Auf den ersten Blick erscheinen die Aussagen des designierten baden-württembergischen Ministerpräsident Winfried Kretschmann (Grüne) zu seiner geplanten Verkehrspolitik widersprüchlich: Einerseits spricht er von „grundlegender Veränderung in der Verkehrspolitik“, „Innovationspeitsche“ und „beschleunigtem Prozess zu nachhaltigem Wirtschaften“ – auf der anderen Seite betont er „Ruhe im Blut“, „Sonne im Herzen“, „behutsame Reformen“ und alles natürlich stets „mit Maß“. Ja, was denn nun?
Für eine Partei, bei der das Thema Auto im Koalitionsvertrag mit der SPD keine bedeutende Rolle spielt, hat Kretschmann sich einiges vorgenommen: Klimaschutzauflagen, Tempolimit sowie Pkw-Maut statt Kfz-Steuer deuten an, in welche Richtung es beim designierten Ministerpräsidenten geht: „Mobilitätskonzepte statt Autos“ forderte er und erntete dafür zunächst einmal Kritik.
Doch Kretschmann lässt sich nicht beirren und bleibt seiner politischen Überzeugung treu – auch wenn es unbequem wird. Denn er weiß, dass die Automobilindustrie und er gar nicht so weit auseinander liegen, wie es in den Medien dargestellt wird. Aber wieso braucht es dann noch Klimaschutzauflagen für eine weitere Reduzierung des zulässigen Schadstoffausstoßes, wenn Daimler ohnehin in drei Jahren eine S-Klasse mit einem Verbrauch von 3 Litern Sprit und 75 Gramm CO2 anbieten möchte?
Gegenfrage: Was spricht gegen die Klimaschutzauflagen, wenn Daimler und Co. den CO2-Ausstoß ohnehin senken möchte? Zu befürchten haben die Autohersteller aus Baden-Württemberg dann jedenfalls nichts – solange sie sich an ihre Aussagen halten.
Es ist eine kluge Entscheidung Kretschmanns, die Automobilbranche auf diese Weise dazu anzuhalten, ihren Worten auch Taten folgen zu lassen und an der CO2-Reduzierung weiter festzuhalten.

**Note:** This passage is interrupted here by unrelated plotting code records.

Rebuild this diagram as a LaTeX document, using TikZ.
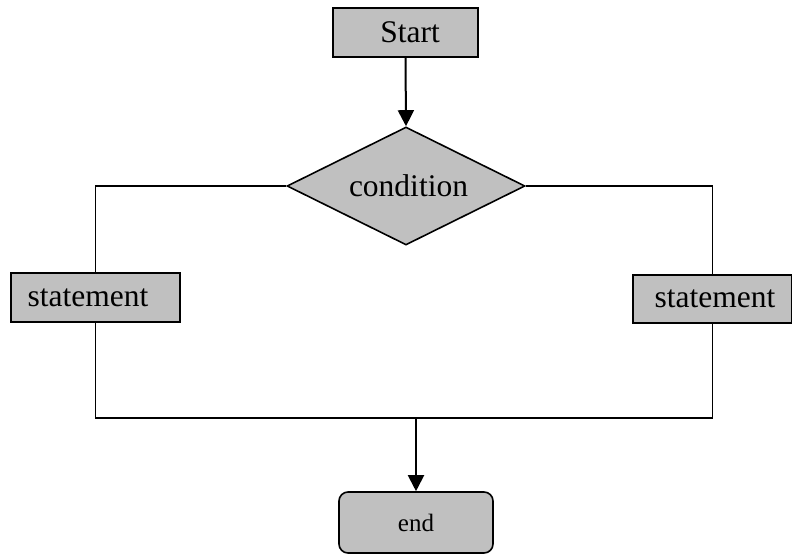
\documentclass[tikz,border=0pt]{standalone}
\usepackage{fontspec}
\setmainfont{Liberation Serif}
\usetikzlibrary{shapes.geometric,arrows.meta}
\definecolor{boxgray}{HTML}{C0C0C0}
\tikzset{
  x=1pt, y=-1pt,
  box/.style={draw, line width=1.6pt, fill=boxgray, inner sep=0pt, font=\fontsize{31.5}{36}\selectfont},
  decide/.style={draw, line width=1.6pt, fill=boxgray, diamond, aspect=2.02, inner sep=0pt, minimum width=238pt, minimum height=118pt, font=\fontsize{31.5}{36}\selectfont},
  terminal/.style={draw, line width=1.6pt, fill=boxgray, rounded corners=9pt, inner sep=0pt, font=\fontsize{25}{30}\selectfont},
  link/.style={line width=1.6pt},
  arrowlink/.style={line width=2pt, -{Triangle[length=16pt,width=16pt]}}
}
\begin{document}
\begin{tikzpicture}
\useasboundingbox (0,0) rectangle (792,554);
\node[box, minimum width=145pt, minimum height=49pt] (start) at (405.5,32.5) {\hspace*{9pt}Start};
\node[decide] (cond) at (406,186) {\hspace*{5pt}condition};
\node[box, minimum width=169pt, minimum height=49pt] (stmtL) at (95.5,297.5) {statement\hspace*{15pt}};
\node[box, minimum width=159pt, minimum height=48pt] (stmtR) at (712.5,299) {\hspace*{5pt}statement};
\node[terminal, minimum width=154pt, minimum height=61pt] (end) at (416,522.5) {end};
\coordinate (join) at (416,418);
\draw[arrowlink] (start.south) -- (cond.north);
\draw[link] (cond.west) -| (stmtL.north);
\draw[link] (cond.east) -| (stmtR.north);
\draw[link] (stmtL.south) |- (join);
\draw[link] (stmtR.south) |- (join);
\draw[arrowlink] (join) -- (end.north);
\end{tikzpicture}
\end{document}
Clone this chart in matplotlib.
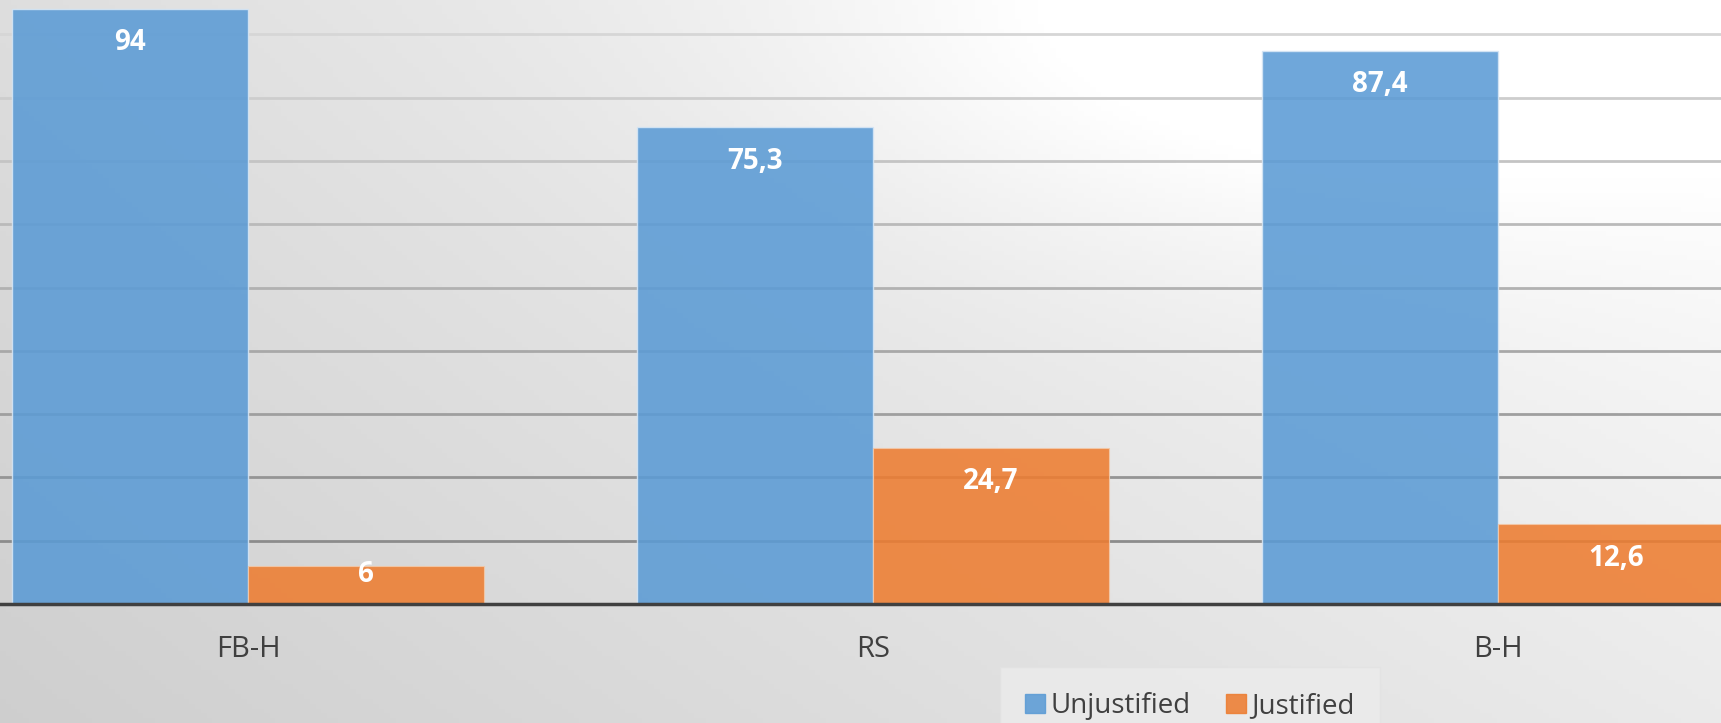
import numpy as np
import matplotlib
matplotlib.use("Agg")
import matplotlib.pyplot as plt
from matplotlib.patches import Patch

categories = ["FB-H", "RS", "B-H"]
unjustified = [94, 75.3, 87.4]
justified = [6, 24.7, 12.6]
series_names = ["Unjustified", "Justified"]

W, H, DPI = 1721, 723, 100
plt.rcParams["font.family"] = ["Open Sans", "DejaVu Sans"]

fig = plt.figure(figsize=(W / DPI, H / DPI), dpi=DPI)

# background gradient: grey at lower left, white at upper right
bg = fig.add_axes([0, 0, 1, 1], zorder=0)
xx, yy = np.meshgrid(np.linspace(0, 1, 300), np.linspace(0, 1, 150))
v = 0.81 * (1 - xx) * (1 - yy) + 0.87 * (1 - xx) * yy + 0.92 * xx * (1 - yy) + 1.0 * xx * yy
v = np.clip(v + 0.07 * np.exp(-((xx - 0.75) ** 2 + (yy - 0.95) ** 2) / 0.08), 0, 1)
bg.imshow(np.dstack([v, v, v]), origin="lower", aspect="auto", extent=[0, 1, 0, 1])
bg.axis("off")

# plot area: baseline 604 px from top, 10 units = 63.3 px
base_px = 604
px_per_unit = 6.33
ax = fig.add_axes([0, (H - base_px) / H, 1, base_px / H], zorder=1)
ax.patch.set_alpha(0)

spacing = 625.0
x0 = 248.0
bw = 236.0 / spacing
x = np.arange(len(categories))

b1 = ax.bar(x - bw / 2, unjustified, bw, color="#5B9BD5", alpha=0.88,
            edgecolor="#d6e6f5", linewidth=1, zorder=3)
b2 = ax.bar(x + bw / 2, justified, bw, color="#ED7D31", alpha=0.88,
            edgecolor="#f3c8a8", linewidth=0.8, zorder=3)

ax.set_xlim(-x0 / spacing, (W - x0) / spacing)
ax.set_ylim(0, base_px / px_per_unit)

ax.set_yticks(np.arange(10, 100, 10))
ax.yaxis.grid(True, linewidth=2)
ax.set_axisbelow(True)
for i, gl in enumerate(ax.get_ygridlines()):
    t = i / 8
    c = 0.55 + 0.29 * t
    gl.set_color((c, c, c))
ax.tick_params(axis="y", left=False, labelleft=False)

for s in ["top", "right", "left"]:
    ax.spines[s].set_visible(False)
ax.spines["bottom"].set_color("#404040")
ax.spines["bottom"].set_linewidth(2.5)
ax.spines["bottom"].set_zorder(4)

ax.set_xticks(x)
ax.set_xticklabels(categories, fontsize=21, color="#404040")
ax.tick_params(axis="x", bottom=False, pad=19)

for bars, vals in [(b1, unjustified), (b2, justified)]:
    for rect, val in zip(bars, vals):
        h_px = val * px_per_unit
        off_px = min(34, h_px - 29)
        ax.annotate(f"{val:g}".replace(".", ","),
                    (rect.get_x() + rect.get_width() / 2, val),
                    xytext=(0, -off_px * 72 / DPI), textcoords="offset points",
                    ha="center", va="center", color="white",
                    fontsize=20, fontweight="bold", zorder=5)

handles = [Patch(color="#5B9BD5", alpha=0.88), Patch(color="#ED7D31", alpha=0.88)]
leg = fig.legend(handles, series_names, loc="center",
                 bbox_to_anchor=(1190 / W, 1 - 706 / H),
                 ncol=2, frameon=True, fontsize=20,
                 handlelength=0.7, handleheight=0.7, handletextpad=0.2,
                 columnspacing=1.3, borderpad=0.6)
leg.get_frame().set_facecolor("#ececec")
leg.get_frame().set_edgecolor("#e2e2e2")
leg.get_frame().set_boxstyle("square")
for t in leg.get_texts():
    t.set_color("#404040")

fig.savefig("out.png", dpi=DPI)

Auch seine Gründe für ein Tempolimit ergeben Sinn: „Es senkt die Zahl der Verkehrsopfer. Es senkt die Verkehrsemission. Und es sorgt für eine Verkehrsverflüssigung.“ Da die meisten Autobahnen in Baden-Württemberg sowieso über Tempolimits verfügen, wäre die Umstellung nicht besonders groß. Auch eine Ausweitung der Lkw-Maut auf Pkws ist nur fair: So würden künftig etwa auch ausländische Autofahrer zur Kasse gebeten und die Kosten gerechter verteilt werden.
Mit seiner Idee, die Maut möglichst individuell, „also abhängig von Zeit, Ort, Straßennutzungsdauer und Pkw-Modell“ zu gestalten, ist Kretschmann jedoch über das Ziel hinausgeschossen. Dieses Vorhaben dürfte einen gewaltigen Bürokratie- und Überwachungsaufwand mit sich bringen, der finanziell nicht zu stemmen ist. Dann doch lieber „mit Maß“.
Und wie sinnig sind die Mobilitätskonzepte des designierten Ministerpräsidenten? Nachhaltigere Mobilität – das sei auch die Meinung der Industrie, sagt Kretschmann. Nach einem Gespräch mit dem Daimler-Vorstandsvorsitzender Dieter Zetsche betonte er: „Die Standpunkte liegen gar nicht weit auseinander.“
Die Automobilindustrie hat den Kurs ohnehin längst Richtung nachhaltiger Entwicklung wie Elektromobilität und Hybridantrieb. Das bestätigte auch Daimler-Chef Zetsche und antwortete auf die Frage, was Daimlers und Benz‘ Rat für die Zukunft wäre: „Macht grüne Autos noch faszinierender – und faszinierende noch grüner.“
Kretschmann und die Automobilindustrie gehen den richtigen Weg. Und wenn sie jetzt noch miteinander statt gegeneinander arbeiten, lösen sich alle vermeintlichen Widersprüche in Wohlgefallen auf und die „Sonne im Herzen“ Kretschmanns scheint nicht nur für die Grünen, sondern für ganz Baden-Württemberg.